(Directions) Please transcribe the data that follows without the pictures, keeping every word the same.

....................

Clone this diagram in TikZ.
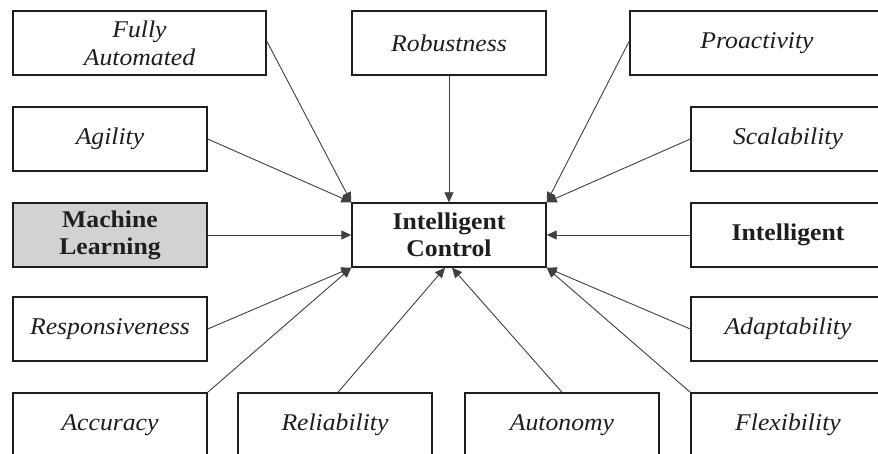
\documentclass[tikz,border=0pt]{standalone}
\usepackage{fontspec}
\setmainfont{Liberation Serif}[FakeStretch=1.07]
\usetikzlibrary{arrows.meta}
\definecolor{ink}{HTML}{1E1E1E}
\definecolor{mlgray}{HTML}{D2D2D2}
\tikzset{
  box/.style={draw=ink, line width=1.4pt, fill=white, minimum width=194pt, minimum height=64pt,
    inner sep=0pt, align=center, text=ink, font=\fontsize{24}{28}\selectfont\itshape},
  boldbox/.style={box, font=\fontsize{24}{27}\selectfont\bfseries},
  conn/.style={draw=ink!85, line width=0.9pt, -{Triangle[length=10pt,width=9pt]}}
}
\begin{document}
\begin{tikzpicture}[x=1pt,y=-1pt]
\useasboundingbox (0,0) rectangle (878,454);
\clip (0,0) rectangle (878,454);
\fill[white] (0,0) rectangle (878,454);
% nodes
\node[box, minimum width=253pt] (fa) at (139.5,43) {Fully\\Automated};
\node[box] (rob) at (449,43) {Robustness};
\node[box, minimum width=254pt] (pro) at (757,43) {Proactivity};
\node[box] (agi) at (110,139) {Agility};
\node[box] (sca) at (788,139) {Scalability};
\node[boldbox, fill=mlgray] (ml) at (110,235) {Machine\\Learning};
\node[boldbox] (ic) at (449,235) {Intelligent\\Control};
\node[boldbox] (int) at (788,235) {Intelligent};
\node[box] (res) at (110,329) {Responsiveness};
\node[box] (ada) at (788,329) {Adaptability};
\node[box] (acc) at (110,425) {Accuracy};
\node[box] (rel) at (335,425) {Reliability};
\node[box] (aut) at (562,425) {Autonomy};
\node[box] (fle) at (788,425) {Flexibility};
% target points
\coordinate (icsl) at ([xshift=-4pt]ic.south);
\coordinate (icsr) at ([xshift=3pt]ic.south);
\coordinate (faend) at ([yshift=2pt]fa.east);
\coordinate (proend) at ([yshift=2pt]pro.west);
% connectors
\draw[conn] (faend) -- (ic.north west);
\draw[conn] (agi.east) -- (ic.north west);
\draw[conn] (ml.east) -- (ic.west);
\draw[conn] (res.east) -- (ic.south west);
\draw[conn] (acc.north east) -- (ic.south west);
\draw[conn] ([xshift=3pt]rel.north) -- (icsl);
\draw[conn] (aut.north) -- (icsr);
\draw[conn] (rob.south) -- (ic.north);
\draw[conn] (proend) -- (ic.north east);
\draw[conn] (sca.west) -- (ic.north east);
\draw[conn] (int.west) -- (ic.east);
\draw[conn] (ada.west) -- (ic.south east);
\draw[conn] (fle.north west) -- (ic.south east);
\end{tikzpicture}
\end{document}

....................

(Task output)
Clone this diagram in TikZ.
\documentclass[tikz,border=0pt]{standalone}
\usepackage{fontspec}
\setmainfont{Liberation Serif}[FakeStretch=1.07]
\usetikzlibrary{arrows.meta}
\definecolor{ink}{HTML}{1E1E1E}
\definecolor{mlgray}{HTML}{D2D2D2}
\tikzset{
  box/.style={draw=ink, line width=1.4pt, fill=white, minimum width=194pt, minimum height=64pt,
    inner sep=0pt, align=center, text=ink, font=\fontsize{24}{28}\selectfont\itshape},
  boldbox/.style={box, font=\fontsize{24}{27}\selectfont\bfseries},
  conn/.style={draw=ink!85, line width=0.9pt, -{Triangle[length=10pt,width=9pt]}}
}
\begin{document}
\begin{tikzpicture}[x=1pt,y=-1pt]
\useasboundingbox (0,0) rectangle (878,454);
\clip (0,0) rectangle (878,454);
\fill[white] (0,0) rectangle (878,454);
% nodes
\node[box, minimum width=253pt] (fa) at (139.5,43) {Fully\\Automated};
\node[box] (rob) at (449,43) {Robustness};
\node[box, minimum width=254pt] (pro) at (757,43) {Proactivity};
\node[box] (agi) at (110,139) {Agility};
\node[box] (sca) at (788,139) {Scalability};
\node[boldbox, fill=mlgray] (ml) at (110,235) {Machine\\Learning};
\node[boldbox] (ic) at (449,235) {Intelligent\\Control};
\node[boldbox] (int) at (788,235) {Intelligent};
\node[box] (res) at (110,329) {Responsiveness};
\node[box] (ada) at (788,329) {Adaptability};
\node[box] (acc) at (110,425) {Accuracy};
\node[box] (rel) at (335,425) {Reliability};
\node[box] (aut) at (562,425) {Autonomy};
\node[box] (fle) at (788,425) {Flexibility};
% target points
\coordinate (icsl) at ([xshift=-4pt]ic.south);
\coordinate (icsr) at ([xshift=3pt]ic.south);
\coordinate (faend) at ([yshift=2pt]fa.east);
\coordinate (proend) at ([yshift=2pt]pro.west);
% connectors
\draw[conn] (faend) -- (ic.north west);
\draw[conn] (agi.east) -- (ic.north west);
\draw[conn] (ml.east) -- (ic.west);
\draw[conn] (res.east) -- (ic.south west);
\draw[conn] (acc.north east) -- (ic.south west);
\draw[conn] ([xshift=3pt]rel.north) -- (icsl);
\draw[conn] (aut.north) -- (icsr);
\draw[conn] (rob.south) -- (ic.north);
\draw[conn] (proend) -- (ic.north east);
\draw[conn] (sca.west) -- (ic.north east);
\draw[conn] (int.west) -- (ic.east);
\draw[conn] (ada.west) -- (ic.south east);
\draw[conn] (fle.north west) -- (ic.south east);
\end{tikzpicture}
\end{document}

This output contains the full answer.